To be President of this African Commonwealth, the mysteriously elected delegates invited J. Davis, who was as ready to say yes as the old maid who had done the courting for a series of years. Of a metaphysical turn of mind,—a turn around which all State rights arguments wind themselves up,—sharp-visaged, lean of muscle, leaner of conscience, and leanest of veracity, he had, after being educated at the government expense at West Point, tracked office with a faultless scent, shown much pluck during the Black Hawk and Mexican wars, gnawed the bone of repudiation in Mississippi, and was now ready to bay at Federal flocks wherever they appeared. Like John Brown, Stonewall Jackson, and those hard Scotch fighters who prayed before the direst slaughters, he was most devout just before writing those calm-looking, philosophy-streaked messages, which massacred truth with a glaived hand, and shamed fiction by the recital of atrocities which had no foundation, except at Andersonville and in the Libby Prison at Richmond.
While these active heats were raging on the edges of the government, cold chaos brooded at the centre. Through the rank growth of cotton, threatening to overtop everything national, only fire-flies still.

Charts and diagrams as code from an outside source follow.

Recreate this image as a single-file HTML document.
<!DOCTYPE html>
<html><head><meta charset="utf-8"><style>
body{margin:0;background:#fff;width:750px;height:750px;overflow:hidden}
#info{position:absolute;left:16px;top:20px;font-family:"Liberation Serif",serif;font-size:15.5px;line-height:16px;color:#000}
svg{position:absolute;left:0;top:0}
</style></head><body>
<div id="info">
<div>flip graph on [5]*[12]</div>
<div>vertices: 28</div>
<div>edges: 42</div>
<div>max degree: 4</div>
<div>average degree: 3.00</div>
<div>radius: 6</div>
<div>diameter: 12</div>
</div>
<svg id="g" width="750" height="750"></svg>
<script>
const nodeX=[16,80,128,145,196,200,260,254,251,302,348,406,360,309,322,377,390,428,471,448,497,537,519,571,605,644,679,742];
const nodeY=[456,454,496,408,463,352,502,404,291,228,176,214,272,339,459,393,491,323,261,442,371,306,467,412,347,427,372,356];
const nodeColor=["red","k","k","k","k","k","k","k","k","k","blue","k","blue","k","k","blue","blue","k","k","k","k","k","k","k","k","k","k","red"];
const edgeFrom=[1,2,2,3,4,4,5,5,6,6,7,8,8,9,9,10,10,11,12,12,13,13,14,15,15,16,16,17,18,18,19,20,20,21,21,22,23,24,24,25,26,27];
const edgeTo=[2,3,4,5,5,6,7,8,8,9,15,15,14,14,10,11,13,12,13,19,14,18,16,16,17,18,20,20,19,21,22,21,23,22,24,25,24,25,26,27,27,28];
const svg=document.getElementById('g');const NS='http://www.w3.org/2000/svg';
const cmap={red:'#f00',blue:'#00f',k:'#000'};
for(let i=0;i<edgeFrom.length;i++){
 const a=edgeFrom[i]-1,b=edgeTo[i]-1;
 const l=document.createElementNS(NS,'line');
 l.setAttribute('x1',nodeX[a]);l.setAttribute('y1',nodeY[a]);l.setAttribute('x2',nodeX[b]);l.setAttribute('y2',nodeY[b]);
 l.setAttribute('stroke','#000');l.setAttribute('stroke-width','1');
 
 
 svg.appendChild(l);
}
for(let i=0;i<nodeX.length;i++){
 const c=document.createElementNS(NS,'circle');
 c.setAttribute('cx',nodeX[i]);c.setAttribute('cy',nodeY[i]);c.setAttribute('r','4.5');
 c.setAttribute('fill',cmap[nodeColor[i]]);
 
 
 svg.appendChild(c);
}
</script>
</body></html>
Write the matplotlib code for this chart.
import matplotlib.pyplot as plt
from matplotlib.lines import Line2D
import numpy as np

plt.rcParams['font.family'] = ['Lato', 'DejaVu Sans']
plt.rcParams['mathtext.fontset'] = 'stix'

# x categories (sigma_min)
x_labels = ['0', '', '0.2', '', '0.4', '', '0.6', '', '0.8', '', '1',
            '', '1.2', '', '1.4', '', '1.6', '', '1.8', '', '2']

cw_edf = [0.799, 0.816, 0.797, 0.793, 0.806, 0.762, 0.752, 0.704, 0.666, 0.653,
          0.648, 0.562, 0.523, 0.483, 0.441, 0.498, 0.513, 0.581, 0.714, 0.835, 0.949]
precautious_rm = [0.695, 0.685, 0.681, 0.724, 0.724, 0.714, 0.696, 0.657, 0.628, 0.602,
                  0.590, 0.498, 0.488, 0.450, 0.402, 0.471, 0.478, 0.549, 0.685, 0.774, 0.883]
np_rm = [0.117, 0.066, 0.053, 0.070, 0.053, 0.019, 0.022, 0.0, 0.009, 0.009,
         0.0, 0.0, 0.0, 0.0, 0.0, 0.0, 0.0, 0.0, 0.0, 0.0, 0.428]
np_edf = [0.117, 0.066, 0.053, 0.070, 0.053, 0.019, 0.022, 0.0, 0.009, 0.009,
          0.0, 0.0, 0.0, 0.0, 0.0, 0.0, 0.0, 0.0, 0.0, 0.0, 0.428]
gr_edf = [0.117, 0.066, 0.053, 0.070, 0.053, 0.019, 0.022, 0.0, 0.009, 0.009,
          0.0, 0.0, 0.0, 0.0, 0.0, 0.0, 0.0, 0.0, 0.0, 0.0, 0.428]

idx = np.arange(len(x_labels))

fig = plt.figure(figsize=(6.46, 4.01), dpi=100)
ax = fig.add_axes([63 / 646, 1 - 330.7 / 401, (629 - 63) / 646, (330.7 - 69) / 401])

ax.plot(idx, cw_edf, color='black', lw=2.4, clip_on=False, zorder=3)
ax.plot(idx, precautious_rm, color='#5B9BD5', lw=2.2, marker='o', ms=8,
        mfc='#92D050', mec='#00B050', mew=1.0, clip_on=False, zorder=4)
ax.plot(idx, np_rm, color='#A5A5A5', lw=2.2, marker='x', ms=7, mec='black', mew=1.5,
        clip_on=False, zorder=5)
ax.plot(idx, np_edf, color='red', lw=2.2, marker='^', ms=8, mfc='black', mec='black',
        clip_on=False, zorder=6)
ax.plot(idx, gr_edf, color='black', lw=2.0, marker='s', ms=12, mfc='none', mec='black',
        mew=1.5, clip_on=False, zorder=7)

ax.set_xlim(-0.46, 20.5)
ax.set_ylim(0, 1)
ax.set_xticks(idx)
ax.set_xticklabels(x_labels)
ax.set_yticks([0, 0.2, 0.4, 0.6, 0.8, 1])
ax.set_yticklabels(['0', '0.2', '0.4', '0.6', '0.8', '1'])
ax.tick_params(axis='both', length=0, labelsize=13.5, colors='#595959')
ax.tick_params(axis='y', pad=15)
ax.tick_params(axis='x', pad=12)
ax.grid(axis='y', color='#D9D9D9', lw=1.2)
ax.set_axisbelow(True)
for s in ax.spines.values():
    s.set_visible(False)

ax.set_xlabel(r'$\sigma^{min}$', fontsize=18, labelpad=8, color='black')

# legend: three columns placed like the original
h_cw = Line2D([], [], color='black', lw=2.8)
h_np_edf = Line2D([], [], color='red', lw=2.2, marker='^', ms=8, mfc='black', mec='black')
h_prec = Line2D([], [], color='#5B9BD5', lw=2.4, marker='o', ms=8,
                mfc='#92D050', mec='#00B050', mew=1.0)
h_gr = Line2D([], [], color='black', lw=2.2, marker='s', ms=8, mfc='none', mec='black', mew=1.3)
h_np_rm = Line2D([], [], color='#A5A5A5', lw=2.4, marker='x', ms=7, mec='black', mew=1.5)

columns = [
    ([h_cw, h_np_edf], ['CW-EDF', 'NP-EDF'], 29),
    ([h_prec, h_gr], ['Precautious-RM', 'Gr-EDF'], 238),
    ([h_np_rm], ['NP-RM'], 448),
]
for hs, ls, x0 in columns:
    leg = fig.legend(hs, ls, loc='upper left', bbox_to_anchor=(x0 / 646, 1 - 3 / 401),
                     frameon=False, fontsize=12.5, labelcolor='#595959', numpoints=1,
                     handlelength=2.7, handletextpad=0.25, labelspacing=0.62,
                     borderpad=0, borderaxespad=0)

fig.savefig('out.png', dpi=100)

At last the weary days vanished. Fourth of March came, and Mr. B. went away—to his own place.
CHAPTER XVIII.
OUR NEWER NATIONAL ALBUM.
The Second Generation of our Great Men nearer in Time but not in Affection.—Several sufficient Reasons therefor.—Ingenious Biographers confusing our Verdicts over old Offenders.—A Latin Quotation to prove an Original Remark.—Why we should not stick to old Opinions.—Sketches of Clay, Calhoun, and Webster.—Parallels do not always run at equal Distances.—Three Fates.—Original Anecdote of Webster.—Of Lewis Cass and Thomas H. Benton.—Why double-chinned Persons are satisfactory.—The Plutocrats Girard and Astor; how they made Fortunes, and how much.—John Marshall as a Judge, and John Trumbull as a Painter.—Albert Gallatin skims American Cream.—Rembrandt Peale and Washington Allston described.—Why Felix Grundy, S. S. Prentiss, J. J. Crittenden, Samuel Houston, D. D. Tompkins, and Others, were like Shoots grafted upon hardy Native Stocks.—The Senate illuminated by J. M. Berrien, S. L. Southard, W. C. Preston, etc., Legaré, and Butler.—A full-length Portrait of Winfield Scott.—Irving delineated.—Drake, Halleck, and Paulding.—Fenimore Cooper descanted upon.—Science illustrated by Silliman, Hare, and Rush.—Descriptions of Prescott, Mrs. Sedgwick, Greenough, and Hawthorne.—How well the Second Set persuaded the Eighteenth Century over into the Nineteenth.
Between the death of Washington and the middle of the nineteenth century grew up a second and numerous generation of great men. Although nearer to us in time, they are not so near to our affections as the elder set. Most of this younger race some of us have seen; and they have thus lost a certain historic grandeur and magnified proportion, always lent by hazy distance to far-off objects. Most of them have been the subjects of newspaper attack, of conversational controversy, of party assault and defence equally damaging, and so have become doubtfully, perhaps disagreeably, familiar. Many of them have been brought into the jurisdiction of our partisan praises and censures for offences against our political principles or passing tastes. Some have been despatched thence with Arizona justice, others by New York equity. Now we have reluctantly dismissed some with Scotch verdicts of “not proven,” with lurking suspicions more injurious than a positive Saxon condemnation of “guilty”; and anon, we have banished others to the penal settlements of our criminal domain.